Mon, Mar. 14th, 2005

oyceter: teruterubouzu default icon (Calvin and Hobbes comics)
Precisely what the title says. I thought it was an interesting read, although it didn't quite go in directions that I wanted. The book is a great deal of reflection, and while I find Chernin's thoughts interesting, there was definitely a little part of my brain that kept yelling for statistics! citations! anecdotes, for heaven's sake! I think this is my problem with works that focus more on the theory than on the application -- I always want something to back it up, and I'm not quite sure if that is within the realm of literary type theory or not. This seems to be a more theory-oriented book, in which Chernin posits that our culture's obsession with thinness and losing weight is equated with a fear of strong women.

I did like how she compares the vocabulary of dieters to that of feminsits -- the dieters are always seeking to reduce, to slim down, to silence the appetite, basically. And I can see how she draws that to the thought that starving the body is much like starving the mind, starving the will, paring away anything that is socially unacceptable, like loudness and bitchiness. Being not-thin makes one visible; being thin means blending in with cultural expectations, means not standing out. Then she goes down a line of thought about a fear of the feminine being connected to a fear of the female-only power of giving birth to new life, of the roundness of breasts and belly being equated to the mother, and then the book started edging way to close to the ideology of the sacred feminine for me. While I like that women's work is respected and such, I think giving such reverence and power to motherhood can ignore the other areas in which females can be capable. I mean, I am more than my womb, or so I would hope.

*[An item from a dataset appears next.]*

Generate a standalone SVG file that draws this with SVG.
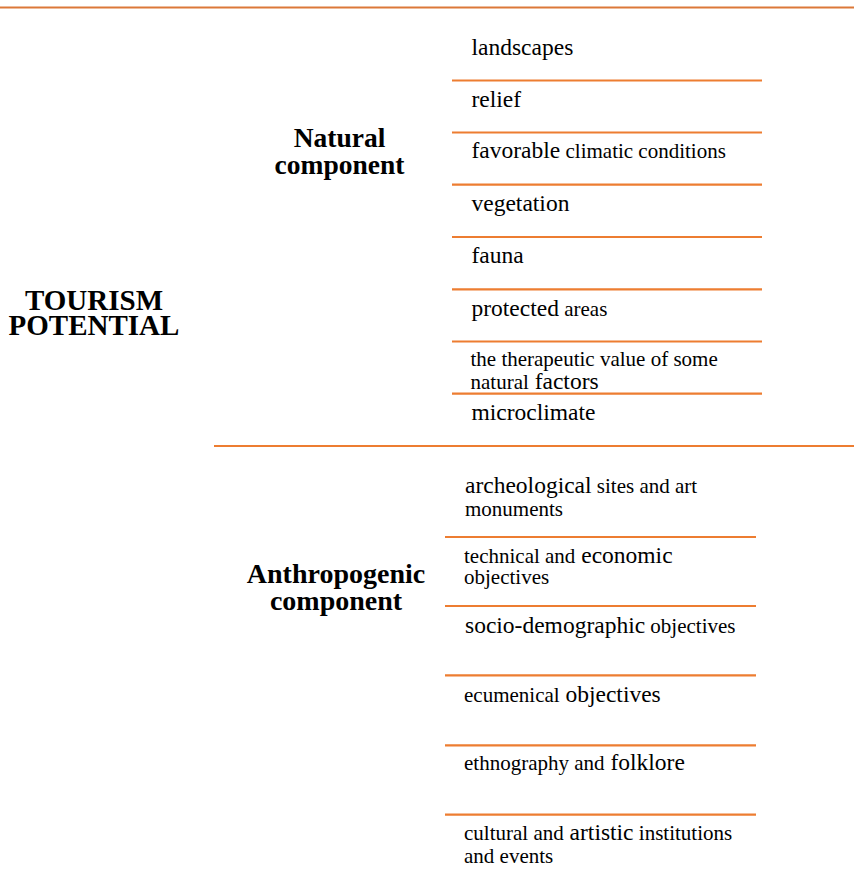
<svg xmlns="http://www.w3.org/2000/svg" width="854" height="883" viewBox="0 0 854 883">
<style>
text{font-family:"Liberation Serif","Times New Roman",serif;fill:#000}
.h{font-weight:bold;text-anchor:middle}
.b{font-size:23.5px}
.s{font-size:21px}
.ln{stroke:#ED7D31;stroke-width:2.2;fill:none}
.top{stroke:#DC7838;stroke-width:2;fill:none}
</style>
<rect width="854" height="883" fill="#fff"/>
<g id="connectors">
<line class="top" x1="0" y1="7.5" x2="854" y2="7.5"/>
<line class="ln" x1="452" y1="80.5" x2="762" y2="80.5"/>
<line class="ln" x1="452" y1="132.5" x2="762" y2="132.5"/>
<line class="ln" x1="452" y1="184.7" x2="762" y2="184.7"/>
<line class="ln" x1="452" y1="237" x2="762" y2="237"/>
<line class="ln" x1="452" y1="289.3" x2="762" y2="289.3"/>
<line class="ln" x1="452" y1="341.5" x2="762" y2="341.5"/>
<line class="ln" x1="452" y1="393.7" x2="762" y2="393.7"/>
<line class="ln" x1="214" y1="446" x2="854" y2="446"/>
<line class="ln" x1="445" y1="537" x2="756" y2="537"/>
<line class="ln" x1="445" y1="606" x2="756" y2="606"/>
<line class="ln" x1="445" y1="675.3" x2="756" y2="675.3"/>
<line class="ln" x1="445" y1="745.3" x2="756" y2="745.3"/>
<line class="ln" x1="445" y1="814.7" x2="756" y2="814.7"/>
</g>
<g id="tourism-potential">
<text class="h" x="94" y="309.5" font-size="29">TOURISM</text>
<text class="h" x="94" y="334.5" font-size="29">POTENTIAL</text>
</g>
<g id="natural-component">
<text class="h" x="339.5" y="146.5" font-size="27.5">Natural</text>
<text class="h" x="339.5" y="174" font-size="27.5">component</text>
</g>
<g id="anthropogenic-component">
<text class="h" x="336" y="583.3" font-size="28">Anthropogenic</text>
<text class="h" x="336" y="610" font-size="28">component</text>
</g>
<g id="n-landscapes"><text class="b" x="471.5" y="55">landscapes</text></g>
<g id="n-relief"><text class="b" x="471.5" y="106.7">relief</text></g>
<g id="n-climatic"><text x="471.5" y="158"><tspan class="b">favorable</tspan><tspan class="s"> climatic conditions</tspan></text></g>
<g id="n-vegetation"><text class="b" x="471.5" y="210.7">vegetation</text></g>
<g id="n-fauna"><text class="b" x="471.5" y="263.3">fauna</text></g>
<g id="n-protected"><text x="471.5" y="316"><tspan class="b">protected</tspan><tspan class="s"> areas</tspan></text></g>
<g id="n-therapeutic">
<text class="s" x="470.5" y="366">the therapeutic value of some</text>
<text x="470.5" y="388.7"><tspan class="s">natural</tspan><tspan class="b"> factors</tspan></text>
</g>
<g id="n-microclimate"><text class="b" x="471.5" y="420">microclimate</text></g>
<g id="a-archeological">
<text x="465" y="493"><tspan class="b">archeological</tspan><tspan class="s"> sites and art</tspan></text>
<text class="s" x="465" y="516">monuments</text>
</g>
<g id="a-technical">
<text x="464" y="562.7"><tspan class="s">technical and</tspan><tspan class="b"> economic</tspan></text>
<text class="s" x="464" y="584">objectives</text>
</g>
<g id="a-socio"><text x="465" y="632.7"><tspan class="b">socio-demographic</tspan><tspan class="s"> objectives</tspan></text></g>
<g id="a-ecumenical"><text x="464" y="701.7"><tspan class="s">ecumenical</tspan><tspan class="b"> objectives</tspan></text></g>
<g id="a-ethnography"><text x="464" y="770"><tspan class="s">ethnography and</tspan><tspan class="b"> folklore</tspan></text></g>
<g id="a-cultural">
<text x="464" y="840"><tspan class="s">cultural and</tspan><tspan class="b"> artistic</tspan><tspan class="s"> institutions</tspan></text>
<text class="s" x="464" y="862.7">and events</text>
</g>
</svg>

I also got frustrated because Chernin was posing this as a sort of universal assumption, and I wanted more of a chance to hear the viewpoint of anorexics and dieters and the like. I mean, it is a bit like the slash argument. One can't just accuse one's opponents of universally disliking females. There's an entire layer of subtley and various voices that I wanted to hear from and didn't get to.

I think I was approaching the book more like a history, when it is a much more personal book.
oyceter: teruterubouzu default icon (Calvin and Hobbes comics)
Alas, another non-fiction book I'm slightly disappointed in because it wasn't what I was expecting. I'm never quite sure if it's fair or not to judge a book because my expectations have been disappointed. I mean, I read things because of what I think they will be, but one should also judge a book by what it actually is instead of what one wants it to be.

Anyway. I thought the book would be more of a historical accounting of how the Black Death swept through Europe and decimated it, with a nice analytical look at the effects it had on a broad scale throughout society. The book mostly skips over the actual happenings of the plague and focuses more on the aftermath, which makes sense, what with the title and all. It takes some snapshot looks at how the plague affected individual lives, from Princess Joan of England to the clergyman Thomas Bradwardine. I don't think I'm quite so used to this manner of history, particularly when the microscopic looks at the plague's effects aren't cushioned by some sort of gigantic society-wide analysis. It wasn't so much the scope. It was more that he used this scope and jumped around using it to look at various aspects of society that the plague affected. So I felt like I was only seeing tiny snapshots of a giant impact, instead of closely following the impact of the plague on a tiny portion of society, or looking at society as a whole.

It was eminently readable, though, and Cantor has a sense of humor, which helped a lot.

But.. well, I wanted to know how the plague made its way through Europe and to read about all the devastation it caused, and Cantor was more interested in telling me how it may have affected society in the long term.